La richesse des analyses de Mégarbané et la densité de son
texte rendent toute tentative de les résumer ici illusoire. Mais il nous faut
convenir qu’elles ouvrent grande la voie à une exégèse de Mutanabbî digne de
lui et qui saisit toute sa force. Ce que nous admettons moins, c’est l’ancrage
du poète dans la foi alors que l’évidence poétique de cette œuvre (comme de
celle de Ma‘arrî, plus explicitement philosophique) nous semble être dans une
vision séculière du monde. Il faut dire que Mégarbané n’est jamais totalement dupe de son érudition,
que son islam est fuyant de sunnisme en chi‘isme en ismaélisme en autres ghulât
et ce jusque Alamût… Qu’il n’expose ses hypothèses qu’en les
accompagnant de propos sur « l’équivoque »[7] possible, les paradoxes
répétés[8], « l’ironie »[9] présente et les
« sacrilèges »[10] certains.
Mutanabbî a bien des accointances avec des idéologies
religieuses, mais il ne cessera de nous renvoyer une image profane et
libératrice.
* Partie d'un ex-libris représentant le chatr (hémistiche) d'un vers de Mutanabbî: "J'ai fréquenté Aristote et Alexandre" ainsi qu'un ivoire antique du Musée d'Alep figurant la lutte de deux sphynges.
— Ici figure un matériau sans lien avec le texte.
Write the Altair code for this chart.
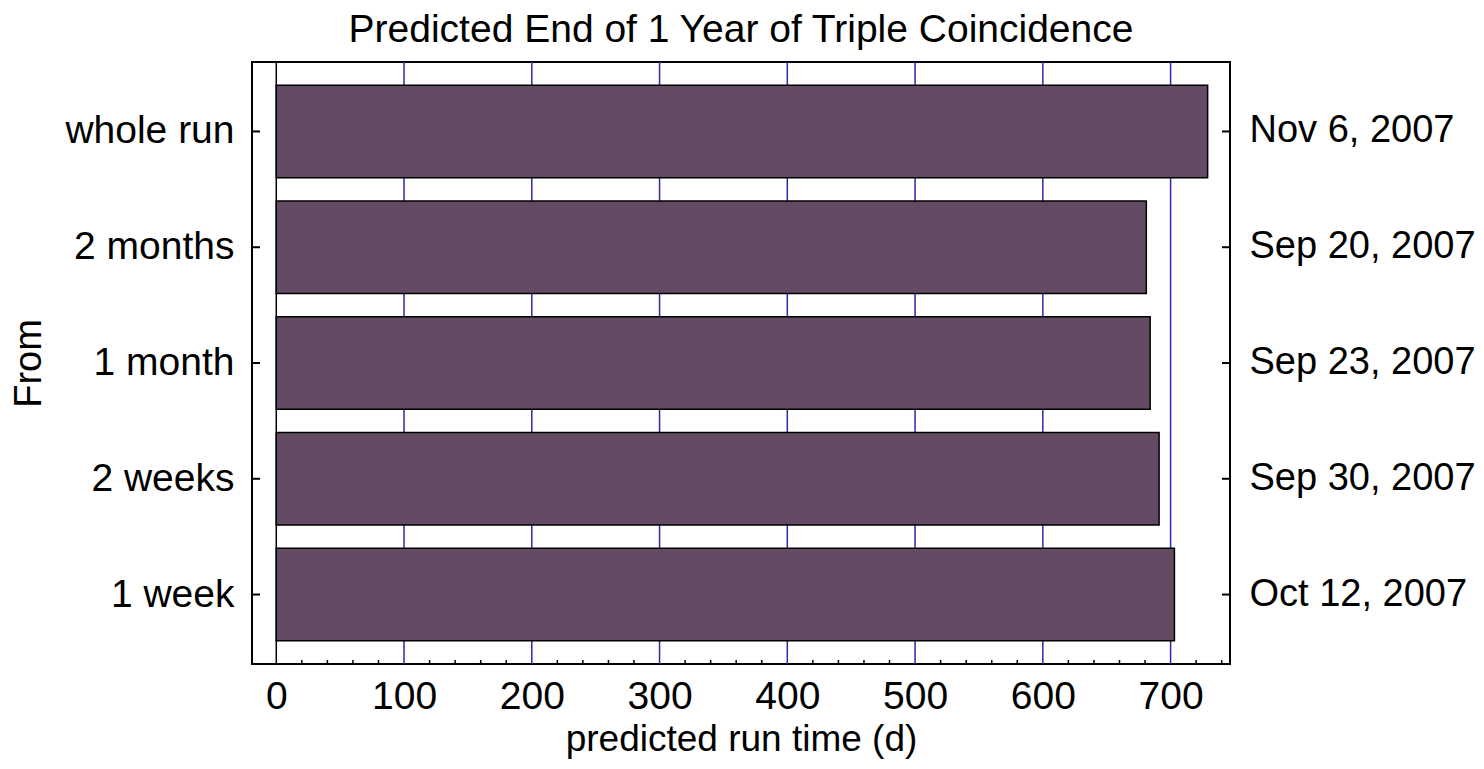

[1] En langage beethovenien : il y
a des centaines de prophètes (nabî), mais un seul Mutanabbî !
[2] Interprétation un peu différente de
celle de l’auteur (p. 51)
[3] Cf. Dictionnaire du Coran,
dir M.A. Amir-Moezzi, Paris, 2007, Art. « Inimitabilité » du Coran.
[4] Sans en faire comme Mégarbané,
l’autre “plus grand maître”de la langue arabe (p. 389) . Les poètes des mu’allaqât
antéislamiques, Abû Tammâm, Jâhiz, Ibn Khaldoun…mériteraient aussi bien ce
qualificatif.
[5] On trouvera une petite liste des
détracteurs de Mutanabbî et de leurs œuvres p. 37 et suivantes.
[7] « Et cette rhétorique, qui
n’est jamais exempte d’équivoque… »p. 194.
[8] P. 322 et suivantes.
[9] « À mesure des poèmes,
l’ironie des éloges ira croissante. » p. 113 et plus haut p. 112 et
ailleurs.
[10] “Au delà du lyrisme et de l’emphase, ces
discours sont doublement sacrilèges : aux oreilles d’un shiite légitimiste
autant que pour un sunnite, ils sonnent comme un crime de lèse-majesté divine
et humaine, un forfait passible de peine capitale. » P. 195.